Would that I could do the same in relation to my next update, which concerns Vladmir—aka Vlad the Impaler. You may recall reading about Vlad in a post entitled “A Very Special Cat,” wherein I described his “Feline Autism.” To wit:
“This poor guy finds the idea of uninvited physical contact so repulsive that he’s learned to thwart any attempt to touch him before you’ve even committed to making the effort. Assisting him in avoiding unwanted affection is his coat, which features insanely long and sensitive guard hairs that allow him to feel your aura, and which prompt him to flatten each section of his body from his head to his tail as your hand moves through the air above him…If he does—by some miracle—allow you to pet him, for God’s sake don’t look at him while you do it. You can look at Vlad or you can pet Vlad but if you try to do both you will overload his circuits and he will bolt…So talk to him without looking at him or touching him. Or pet him without looking at him or talking to him. But for the love of Mike, never do two of these things at once.”

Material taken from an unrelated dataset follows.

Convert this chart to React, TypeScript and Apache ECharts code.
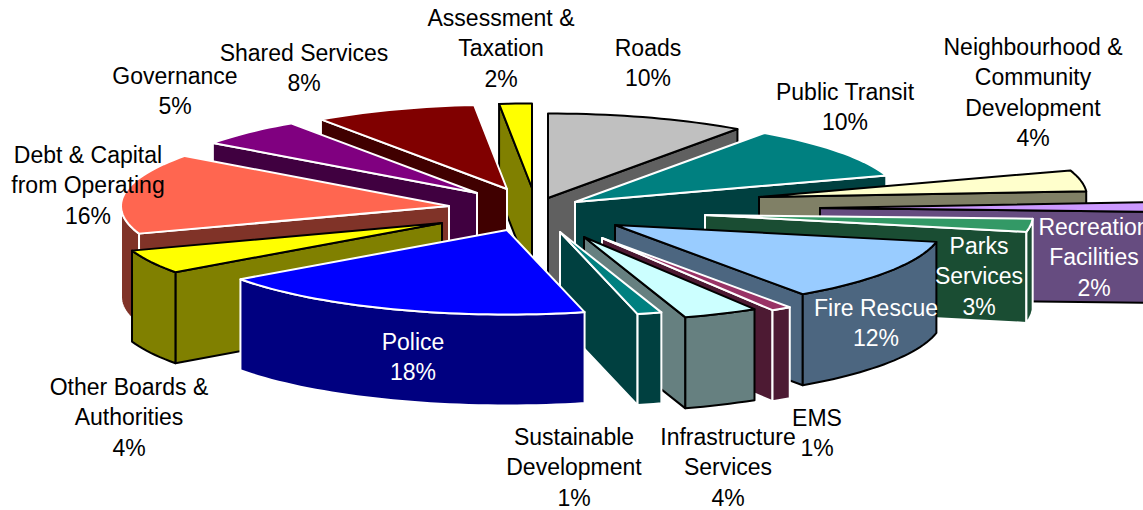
import React, { useEffect, useRef } from "react";
import * as echarts from "echarts";

const names = ["Roads","Public Transit","Neighbourhood & Community Development","Recreation Facilities","Parks Services","Fire Rescue","EMS","Infrastructure Services","Sustainable Development","Police","Other Boards & Authorities","Debt & Capital from Operating","Governance","Shared Services","Assessment & Taxation"];
const labelPercents = [10,10,4,2,3,12,1,4,1,18,4,16,5,8,2];
// slice sweeps (% of the full circle)
const sweeps = [9.8,10.1,4,1.8,2.5,12.1,1.0,3.7,1.2,18.9,4.6,15.4,5.3,8,1.6];
const labelLines = [
  ["Roads"],["Public Transit"],["Neighbourhood &","Community","Development"],["Recreation","Facilities"],["Parks","Services"],["Fire Rescue"],["EMS"],["Infrastructure","Services"],["Sustainable","Development"],["Police"],["Other Boards &","Authorities"],["Debt & Capital","from Operating"],["Governance"],["Shared Services"],["Assessment &","Taxation"],
];

// layout & style
const topColors = ["#C0C0C0","#008080","#FFFFCC","#CC99FF","#339966","#99CCFF","#993366","#CCFFFF","#008080","#0000FF","#FFFF00","#FF6650","#800080","#800000","#FFFF00"];
const sideColors = ["#606060","#004040","#808066","#664C80","#1A4D33","#4C6680","#4D1A33","#668080","#004040","#000080","#808000","#803328","#400040","#400000","#808000"];
const outline = ["#000","#fff","#000","#000","#fff","#000","#fff","#000","#fff","#fff","#000","#fff","#fff","#fff","#000"];
const shiftX = [18,45,229,290,175,85,72,54,30,-23,-88,-81,-53,-23,2];
const shiftY = [-14,-10,-15,-4,3,13,26,25,20,18,11,-6,-19,-23,-24];
const drawOrder = [14,13,12,11,10,0,1,2,3,4,5,6,7,8,9];
const labelX = [648,845,1033,1094,979,876,817,728,574,413,129,88,175,304,501];
const labelY = [48,92,47,227,246,308,418,437,437,342,387,155,76,53,18];
const labelColor = ["#000","#000","#000","#fff","#fff","#fff","#000","#000","#000","#fff","#000","#000","#000","#000","#000"];
const CX = 530, CY = 212, RX = 328, KY = 84.5, H = 91, LINE = 30.4;

const total = sweeps.reduce((a, b) => a + b, 0);
const starts: number[] = [];
sweeps.reduce((acc, v, i) => { starts[i] = acc; return acc + v; }, 0);
const toRad = (p: number) => (p / total) * Math.PI * 2;

function arc(ax: number, ay: number, a0: number, a1: number, dy = 0) {
  const n = Math.max(2, Math.ceil(Math.abs(a1 - a0) / 0.03));
  const pts: number[][] = [];
  for (let i = 0; i <= n; i++) {
    const t = a0 + ((a1 - a0) * i) / n;
    pts.push([ax + RX * Math.sin(t), ay - KY * Math.cos(t) + dy]);
  }
  return pts;
}

function radialWall(ax: number, ay: number, t: number) {
  const ex = ax + RX * Math.sin(t), ey = ay - KY * Math.cos(t);
  return [[ax, ay], [ex, ey], [ex, ey + H], [ax, ay + H]];
}

function renderSlice(_: any, api: any) {
  const i = api.value(0) as number;
  const a0 = toRad(starts[i]), a1 = toRad(starts[i] + sweeps[i]);
  const ax = CX + shiftX[i], ay = CY + shiftY[i];
  const side = { fill: sideColors[i], stroke: outline[i], lineWidth: 2, lineJoin: "round" };
  const children: any[] = [];
  if (a0 > Math.PI) children.push({ type: "polygon", shape: { points: radialWall(ax, ay, a0) }, style: side });
  if (a1 < Math.PI) children.push({ type: "polygon", shape: { points: radialWall(ax, ay, a1) }, style: side });
  const f0 = Math.max(a0, Math.PI / 2), f1 = Math.min(a1, (Math.PI * 3) / 2);
  if (f1 > f0) {
    const topArc = arc(ax, ay, f0, f1);
    const botArc = arc(ax, ay, f0, f1, H).reverse();
    children.push({ type: "polygon", shape: { points: [...topArc, ...botArc] }, style: side });
  }
  children.push({
    type: "polygon",
    shape: { points: [[ax, ay], ...arc(ax, ay, a0, a1)] },
    style: { fill: topColors[i], stroke: outline[i], lineWidth: 2, lineJoin: "round" },
  });
  return { type: "group", children };
}

function renderLabel(_: any, api: any) {
  const i = api.value(0) as number;
  const lines = [...labelLines[i], `${labelPercents[i]}%`];
  return {
    type: "group",
    children: lines.map((text, k) => ({
      type: "text",
      style: {
        text,
        x: labelX[i],
        y: labelY[i] + k * LINE,
        fill: labelColor[i],
        align: "center",
        verticalAlign: "middle",
        font: '23px "Liberation Sans", Arial, sans-serif',
      },
    })),
  };
}

export default function App() {
  const ref = useRef<HTMLDivElement>(null);
  useEffect(() => {
    document.body.style.margin = "0";
    const chart = echarts.init(ref.current!, undefined, { renderer: "svg" });
    chart.setOption({
      animation: false,
      backgroundColor: "#fff",
      series: [
        {
          type: "custom",
          name: "Slices",
          coordinateSystem: "none",
          silent: true,
          z: 1,
          data: drawOrder.map((i) => ({ value: [i], name: names[i] })),
          renderItem: renderSlice,
        },
        {
          type: "custom",
          name: "Labels",
          coordinateSystem: "none",
          silent: true,
          z: 2,
          data: names.map((n, i) => ({ value: [i], name: n })),
          renderItem: renderLabel,
        },
      ],
    });
    return () => chart.dispose();
  }, []);
  return <div ref={ref} style={{ width: 1143, height: 510 }} />;
}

In that post, I also wrote about his habit of delivering “four to six freshly ‘killed’ bouncy balls, fabric mice, and other prey to our room each night for us to admire when we wake up in the morning.”
This sort of thing now occurs throughout the day, with Vlad finding, killing, and presenting to me his gifts in whichever room I happen to be at the time. He has also become quite vocal about his achievements. Starting from the moment he closes his mouth around his ‘prey’ until he drops it on the floor for me, he will yowl loudly and forcefully through his fangs, as if to say ‘prepare to be amazed.”
In addition, in the months since I first wrote about him, Vlad has brought about the demise of several real rodents that somehow made their way into our home. Although I am somewhat unnerved by the knowledge that real rodents have somehow made their way into our home, I am happy we have Vlad around to keep them in check.
I am also happy to report that, in the months since I first wrote about him, we have learned something about Vlad that sheds a sheds a new and interesting light on his habits and activities. Specifically, we have learned that Vlad is not an ordinary cat but a Norwegian Forest Cat. We can’t say for sure since we can’t confirm the identity of his father, but all available evidence suggests that he is descended on both sides from Norwegian Forest Cats.
This evidence includes his physical features—most notably the length and texture of his coat, the size and shape of his head, and his heavily muscled body—as well as those of his mother, who is a slightly smaller version of Vlad. It also includes other traits, such as his distaste for being cuddled, his devotion to hunting, and his tendency to brag about it—all of which his mother also shares.
Of course, none of this proves that Vlad is a true blue Norwegian Forest Cat. Especially since he came from the Jarhead’s parents’ farm, where cats tend to mix and mate with abandon, that seems a remote possibility. Still, based on what we DO know about Vlad, his mom, and all the other cats on the farm, it’s fair to say that—as the Princess puts it: Vlad is so inbred that he’s a purebred.
And that, for better or worse, is the rest of the story.